Stored data:
************
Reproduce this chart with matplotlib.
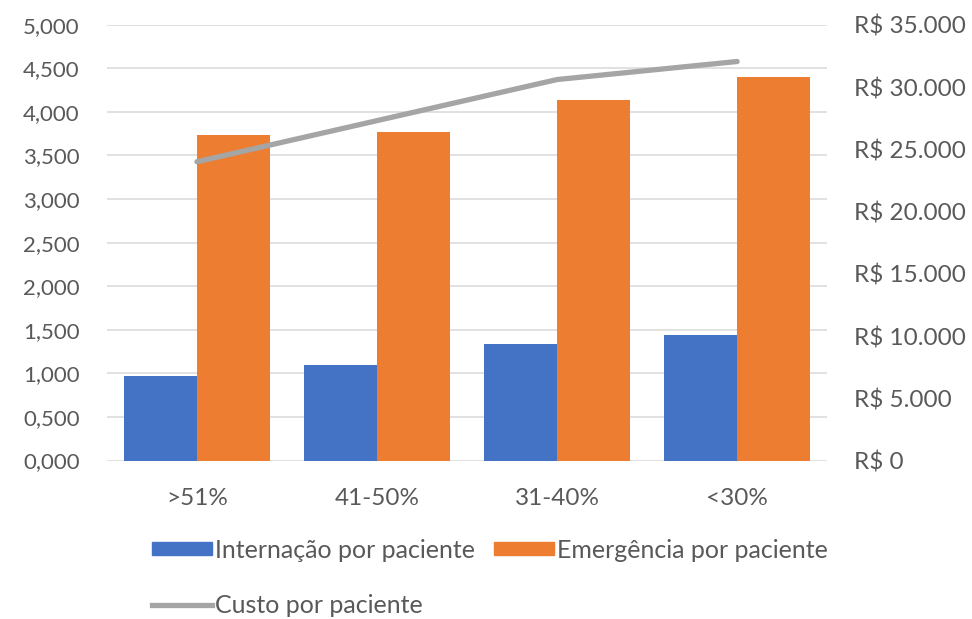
import matplotlib.pyplot as plt
import numpy as np
from matplotlib.lines import Line2D
from matplotlib.patches import Patch

# data
categorias = [">51%", "41-50%", "31-40%", "<30%"]
internacao = [0.97, 1.10, 1.34, 1.44]
emergencia = [3.74, 3.77, 4.14, 4.40]
custo = [24000, 27300, 30600, 32050]

azul = "#4472c4"
laranja = "#ed7d31"
cinza = "#a5a5a5"
texto = "#595959"

plt.rcParams['font.family'] = ['Lato', 'DejaVu Sans']

fig = plt.figure(figsize=(9.72, 6.19), dpi=100)
ax = fig.add_axes([0.110, 0.256, 0.741, 0.704])
ax2 = ax.twinx()

x = np.arange(len(categorias))
w = 0.405
ax.bar(x - w/2, internacao, w, color=azul, zorder=2)
ax.bar(x + w/2, emergencia, w, color=laranja, zorder=2)
ax2.plot(x, custo, color=cinza, lw=3.8, solid_capstyle='round', zorder=3)

ax.set_xlim(-0.5, 3.5)
ax.set_ylim(0, 5)
ax.set_yticks(np.arange(0, 5.01, 0.5))
ax.set_yticklabels([("%.3f" % v).replace(".", ",") for v in np.arange(0, 5.01, 0.5)])
ax2.set_ylim(0, 35000)
ax2.set_yticks(np.arange(0, 35001, 5000))
ax2.set_yticklabels(["R$ 0" if v == 0 else "R$ " + format(v, ",").replace(",", ".")
                     for v in range(0, 35001, 5000)])
ax.set_xticks(x)
ax.set_xticklabels(categorias)

ax.grid(axis='y', color="#d9d9d9", lw=1.1, zorder=0)
ax.set_axisbelow(True)
for a in (ax, ax2):
    for s in a.spines.values():
        s.set_visible(False)
    a.tick_params(length=0, labelcolor=texto)
ax.tick_params(axis='y', pad=19.5, labelsize=16)
ax2.tick_params(axis='y', pad=19.5, labelsize=17.5)
ax.tick_params(axis='x', pad=20, labelsize=17.5)

handles = [Patch(color=azul), Line2D([], [], color=cinza, lw=3.8),
           Patch(color=laranja)]
labels = ["Internação por paciente", "Custo por paciente", "Emergência por paciente"]
leg = fig.legend(handles, labels, ncol=2, loc='upper left', bbox_to_anchor=(0.156, 0.130),
                 frameon=False, fontsize=18, labelcolor=texto, handlelength=2.4,
                 handleheight=0.4, handletextpad=0.12, columnspacing=0.76,
                 labelspacing=1.28, borderpad=0, borderaxespad=0)

fig.savefig("out.png", dpi=100)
************
What you will do:
Give again, word for word, every line from the top of the data above to the line holding "custo = [24000, 27300, 30600, 32050]", inclusive, with the pictures left out.

Output below:
Reproduce this chart with matplotlib.
import matplotlib.pyplot as plt
import numpy as np
from matplotlib.lines import Line2D
from matplotlib.patches import Patch

# data
categorias = [">51%", "41-50%", "31-40%", "<30%"]
internacao = [0.97, 1.10, 1.34, 1.44]
emergencia = [3.74, 3.77, 4.14, 4.40]
custo = [24000, 27300, 30600, 32050]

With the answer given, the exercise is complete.